┌──
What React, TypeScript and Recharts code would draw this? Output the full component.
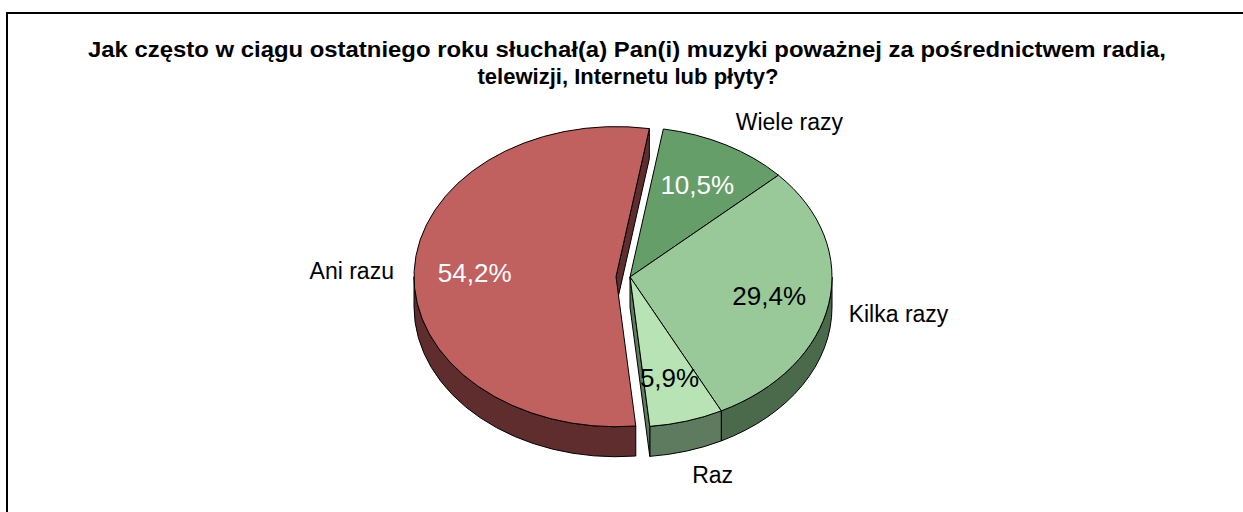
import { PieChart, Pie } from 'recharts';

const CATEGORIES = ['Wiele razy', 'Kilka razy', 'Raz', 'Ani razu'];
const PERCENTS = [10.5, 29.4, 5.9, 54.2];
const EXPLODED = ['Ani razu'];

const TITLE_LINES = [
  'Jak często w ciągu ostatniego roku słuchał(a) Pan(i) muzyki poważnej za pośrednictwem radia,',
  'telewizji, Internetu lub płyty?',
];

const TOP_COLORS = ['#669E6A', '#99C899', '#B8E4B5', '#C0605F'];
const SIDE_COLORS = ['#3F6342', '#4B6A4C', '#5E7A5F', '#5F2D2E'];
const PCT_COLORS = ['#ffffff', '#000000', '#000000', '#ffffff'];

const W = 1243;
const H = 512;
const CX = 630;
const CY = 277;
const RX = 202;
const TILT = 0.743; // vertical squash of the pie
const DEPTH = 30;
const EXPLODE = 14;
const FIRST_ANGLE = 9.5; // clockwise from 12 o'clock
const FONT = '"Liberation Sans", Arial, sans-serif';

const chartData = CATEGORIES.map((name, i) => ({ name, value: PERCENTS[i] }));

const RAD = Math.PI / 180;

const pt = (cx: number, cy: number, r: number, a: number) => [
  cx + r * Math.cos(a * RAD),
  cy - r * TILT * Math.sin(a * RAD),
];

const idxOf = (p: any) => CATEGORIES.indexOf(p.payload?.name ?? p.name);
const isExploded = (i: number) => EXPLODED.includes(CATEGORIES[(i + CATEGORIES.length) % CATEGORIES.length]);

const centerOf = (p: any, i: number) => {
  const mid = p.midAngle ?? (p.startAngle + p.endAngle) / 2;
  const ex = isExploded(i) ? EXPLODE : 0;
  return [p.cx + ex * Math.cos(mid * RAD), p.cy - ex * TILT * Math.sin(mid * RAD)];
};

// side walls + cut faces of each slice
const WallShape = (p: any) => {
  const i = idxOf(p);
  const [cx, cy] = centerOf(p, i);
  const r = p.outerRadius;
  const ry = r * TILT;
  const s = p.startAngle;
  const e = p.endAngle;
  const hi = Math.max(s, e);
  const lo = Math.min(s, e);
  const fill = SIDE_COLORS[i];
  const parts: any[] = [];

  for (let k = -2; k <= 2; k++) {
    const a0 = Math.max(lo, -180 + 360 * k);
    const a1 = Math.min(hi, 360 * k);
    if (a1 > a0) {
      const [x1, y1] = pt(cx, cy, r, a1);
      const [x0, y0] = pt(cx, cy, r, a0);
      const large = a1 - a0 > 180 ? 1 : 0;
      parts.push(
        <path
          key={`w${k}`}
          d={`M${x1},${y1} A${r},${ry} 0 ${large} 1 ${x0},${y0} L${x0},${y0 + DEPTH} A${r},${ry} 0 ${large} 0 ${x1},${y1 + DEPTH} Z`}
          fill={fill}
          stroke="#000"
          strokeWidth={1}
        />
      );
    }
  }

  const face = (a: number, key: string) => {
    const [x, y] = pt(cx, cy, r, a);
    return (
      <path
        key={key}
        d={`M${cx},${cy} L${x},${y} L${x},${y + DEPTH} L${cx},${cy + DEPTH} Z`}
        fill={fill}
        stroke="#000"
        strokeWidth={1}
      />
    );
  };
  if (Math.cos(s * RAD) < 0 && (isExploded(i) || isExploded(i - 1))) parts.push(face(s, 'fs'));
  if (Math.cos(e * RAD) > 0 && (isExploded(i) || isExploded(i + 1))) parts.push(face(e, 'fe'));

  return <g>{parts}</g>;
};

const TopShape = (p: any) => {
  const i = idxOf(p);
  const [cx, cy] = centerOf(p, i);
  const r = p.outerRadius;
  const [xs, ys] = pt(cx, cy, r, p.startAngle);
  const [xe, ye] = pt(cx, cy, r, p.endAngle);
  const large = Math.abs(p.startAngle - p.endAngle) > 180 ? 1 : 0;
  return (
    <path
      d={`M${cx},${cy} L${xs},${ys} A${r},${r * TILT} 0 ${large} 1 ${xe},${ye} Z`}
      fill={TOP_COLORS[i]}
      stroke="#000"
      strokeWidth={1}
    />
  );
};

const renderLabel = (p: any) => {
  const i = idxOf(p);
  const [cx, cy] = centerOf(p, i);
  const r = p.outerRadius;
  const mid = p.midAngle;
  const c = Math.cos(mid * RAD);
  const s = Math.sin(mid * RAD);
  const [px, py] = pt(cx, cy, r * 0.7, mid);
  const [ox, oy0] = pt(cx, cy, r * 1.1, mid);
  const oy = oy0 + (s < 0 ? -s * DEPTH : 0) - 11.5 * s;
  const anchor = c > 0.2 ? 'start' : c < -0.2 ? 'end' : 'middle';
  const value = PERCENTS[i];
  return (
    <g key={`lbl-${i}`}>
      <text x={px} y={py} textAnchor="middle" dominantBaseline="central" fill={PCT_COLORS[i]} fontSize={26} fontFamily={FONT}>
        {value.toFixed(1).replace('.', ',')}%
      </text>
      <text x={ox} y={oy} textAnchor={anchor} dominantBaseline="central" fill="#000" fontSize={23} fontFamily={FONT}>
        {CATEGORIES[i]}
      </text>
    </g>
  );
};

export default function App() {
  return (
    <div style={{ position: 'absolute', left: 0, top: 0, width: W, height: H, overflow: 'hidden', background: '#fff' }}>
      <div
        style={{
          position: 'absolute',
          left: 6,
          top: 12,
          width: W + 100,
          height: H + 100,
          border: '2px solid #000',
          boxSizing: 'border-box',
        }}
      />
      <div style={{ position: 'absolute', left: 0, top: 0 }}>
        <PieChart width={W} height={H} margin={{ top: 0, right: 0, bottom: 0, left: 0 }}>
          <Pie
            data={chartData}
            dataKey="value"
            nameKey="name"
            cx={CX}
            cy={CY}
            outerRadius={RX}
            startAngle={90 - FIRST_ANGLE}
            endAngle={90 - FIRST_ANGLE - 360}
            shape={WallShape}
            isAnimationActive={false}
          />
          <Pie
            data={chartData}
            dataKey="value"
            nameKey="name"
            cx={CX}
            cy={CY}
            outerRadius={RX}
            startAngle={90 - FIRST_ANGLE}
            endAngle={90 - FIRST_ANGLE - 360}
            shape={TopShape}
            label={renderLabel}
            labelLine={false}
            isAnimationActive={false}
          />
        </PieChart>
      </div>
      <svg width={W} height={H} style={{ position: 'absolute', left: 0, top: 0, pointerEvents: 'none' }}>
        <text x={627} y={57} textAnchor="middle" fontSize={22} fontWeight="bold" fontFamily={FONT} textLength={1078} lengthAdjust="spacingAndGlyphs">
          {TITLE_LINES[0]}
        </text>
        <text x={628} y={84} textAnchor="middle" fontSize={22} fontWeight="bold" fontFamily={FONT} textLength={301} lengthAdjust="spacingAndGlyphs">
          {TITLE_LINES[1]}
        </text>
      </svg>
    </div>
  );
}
└──
◆ Work required
Could you repeat all of the material exactly? Pictures should not be copied.

◆ Exercise response
What React, TypeScript and Recharts code would draw this? Output the full component.
import { PieChart, Pie } from 'recharts';

const CATEGORIES = ['Wiele razy', 'Kilka razy', 'Raz', 'Ani razu'];
const PERCENTS = [10.5, 29.4, 5.9, 54.2];
const EXPLODED = ['Ani razu'];

const TITLE_LINES = [
  'Jak często w ciągu ostatniego roku słuchał(a) Pan(i) muzyki poważnej za pośrednictwem radia,',
  'telewizji, Internetu lub płyty?',
];

const TOP_COLORS = ['#669E6A', '#99C899', '#B8E4B5', '#C0605F'];
const SIDE_COLORS = ['#3F6342', '#4B6A4C', '#5E7A5F', '#5F2D2E'];
const PCT_COLORS = ['#ffffff', '#000000', '#000000', '#ffffff'];

const W = 1243;
const H = 512;
const CX = 630;
const CY = 277;
const RX = 202;
const TILT = 0.743; // vertical squash of the pie
const DEPTH = 30;
const EXPLODE = 14;
const FIRST_ANGLE = 9.5; // clockwise from 12 o'clock
const FONT = '"Liberation Sans", Arial, sans-serif';

const chartData = CATEGORIES.map((name, i) => ({ name, value: PERCENTS[i] }));

const RAD = Math.PI / 180;

const pt = (cx: number, cy: number, r: number, a: number) => [
  cx + r * Math.cos(a * RAD),
  cy - r * TILT * Math.sin(a * RAD),
];

const idxOf = (p: any) => CATEGORIES.indexOf(p.payload?.name ?? p.name);
const isExploded = (i: number) => EXPLODED.includes(CATEGORIES[(i + CATEGORIES.length) % CATEGORIES.length]);

const centerOf = (p: any, i: number) => {
  const mid = p.midAngle ?? (p.startAngle + p.endAngle) / 2;
  const ex = isExploded(i) ? EXPLODE : 0;
  return [p.cx + ex * Math.cos(mid * RAD), p.cy - ex * TILT * Math.sin(mid * RAD)];
};

// side walls + cut faces of each slice
const WallShape = (p: any) => {
  const i = idxOf(p);
  const [cx, cy] = centerOf(p, i);
  const r = p.outerRadius;
  const ry = r * TILT;
  const s = p.startAngle;
  const e = p.endAngle;
  const hi = Math.max(s, e);
  const lo = Math.min(s, e);
  const fill = SIDE_COLORS[i];
  const parts: any[] = [];

  for (let k = -2; k <= 2; k++) {
    const a0 = Math.max(lo, -180 + 360 * k);
    const a1 = Math.min(hi, 360 * k);
    if (a1 > a0) {
      const [x1, y1] = pt(cx, cy, r, a1);
      const [x0, y0] = pt(cx, cy, r, a0);
      const large = a1 - a0 > 180 ? 1 : 0;
      parts.push(
        <path
          key={`w${k}`}
          d={`M${x1},${y1} A${r},${ry} 0 ${large} 1 ${x0},${y0} L${x0},${y0 + DEPTH} A${r},${ry} 0 ${large} 0 ${x1},${y1 + DEPTH} Z`}
          fill={fill}
          stroke="#000"
          strokeWidth={1}
        />
      );
    }
  }

  const face = (a: number, key: string) => {
    const [x, y] = pt(cx, cy, r, a);
    return (
      <path
        key={key}
        d={`M${cx},${cy} L${x},${y} L${x},${y + DEPTH} L${cx},${cy + DEPTH} Z`}
        fill={fill}
        stroke="#000"
        strokeWidth={1}
      />
    );
  };
  if (Math.cos(s * RAD) < 0 && (isExploded(i) || isExploded(i - 1))) parts.push(face(s, 'fs'));
  if (Math.cos(e * RAD) > 0 && (isExploded(i) || isExploded(i + 1))) parts.push(face(e, 'fe'));

  return <g>{parts}</g>;
};

const TopShape = (p: any) => {
  const i = idxOf(p);
  const [cx, cy] = centerOf(p, i);
  const r = p.outerRadius;
  const [xs, ys] = pt(cx, cy, r, p.startAngle);
  const [xe, ye] = pt(cx, cy, r, p.endAngle);
  const large = Math.abs(p.startAngle - p.endAngle) > 180 ? 1 : 0;
  return (
    <path
      d={`M${cx},${cy} L${xs},${ys} A${r},${r * TILT} 0 ${large} 1 ${xe},${ye} Z`}
      fill={TOP_COLORS[i]}
      stroke="#000"
      strokeWidth={1}
    />
  );
};

const renderLabel = (p: any) => {
  const i = idxOf(p);
  const [cx, cy] = centerOf(p, i);
  const r = p.outerRadius;
  const mid = p.midAngle;
  const c = Math.cos(mid * RAD);
  const s = Math.sin(mid * RAD);
  const [px, py] = pt(cx, cy, r * 0.7, mid);
  const [ox, oy0] = pt(cx, cy, r * 1.1, mid);
  const oy = oy0 + (s < 0 ? -s * DEPTH : 0) - 11.5 * s;
  const anchor = c > 0.2 ? 'start' : c < -0.2 ? 'end' : 'middle';
  const value = PERCENTS[i];
  return (
    <g key={`lbl-${i}`}>
      <text x={px} y={py} textAnchor="middle" dominantBaseline="central" fill={PCT_COLORS[i]} fontSize={26} fontFamily={FONT}>
        {value.toFixed(1).replace('.', ',')}%
      </text>
      <text x={ox} y={oy} textAnchor={anchor} dominantBaseline="central" fill="#000" fontSize={23} fontFamily={FONT}>
        {CATEGORIES[i]}
      </text>
    </g>
  );
};

export default function App() {
  return (
    <div style={{ position: 'absolute', left: 0, top: 0, width: W, height: H, overflow: 'hidden', background: '#fff' }}>
      <div
        style={{
          position: 'absolute',
          left: 6,
          top: 12,
          width: W + 100,
          height: H + 100,
          border: '2px solid #000',
          boxSizing: 'border-box',
        }}
      />
      <div style={{ position: 'absolute', left: 0, top: 0 }}>
        <PieChart width={W} height={H} margin={{ top: 0, right: 0, bottom: 0, left: 0 }}>
          <Pie
            data={chartData}
            dataKey="value"
            nameKey="name"
            cx={CX}
            cy={CY}
            outerRadius={RX}
            startAngle={90 - FIRST_ANGLE}
            endAngle={90 - FIRST_ANGLE - 360}
            shape={WallShape}
            isAnimationActive={false}
          />
          <Pie
            data={chartData}
            dataKey="value"
            nameKey="name"
            cx={CX}
            cy={CY}
            outerRadius={RX}
            startAngle={90 - FIRST_ANGLE}
            endAngle={90 - FIRST_ANGLE - 360}
            shape={TopShape}
            label={renderLabel}
            labelLine={false}
            isAnimationActive={false}
          />
        </PieChart>
      </div>
      <svg width={W} height={H} style={{ position: 'absolute', left: 0, top: 0, pointerEvents: 'none' }}>
        <text x={627} y={57} textAnchor="middle" fontSize={22} fontWeight="bold" fontFamily={FONT} textLength={1078} lengthAdjust="spacingAndGlyphs">
          {TITLE_LINES[0]}
        </text>
        <text x={628} y={84} textAnchor="middle" fontSize={22} fontWeight="bold" fontFamily={FONT} textLength={301} lengthAdjust="spacingAndGlyphs">
          {TITLE_LINES[1]}
        </text>
      </svg>
    </div>
  );
}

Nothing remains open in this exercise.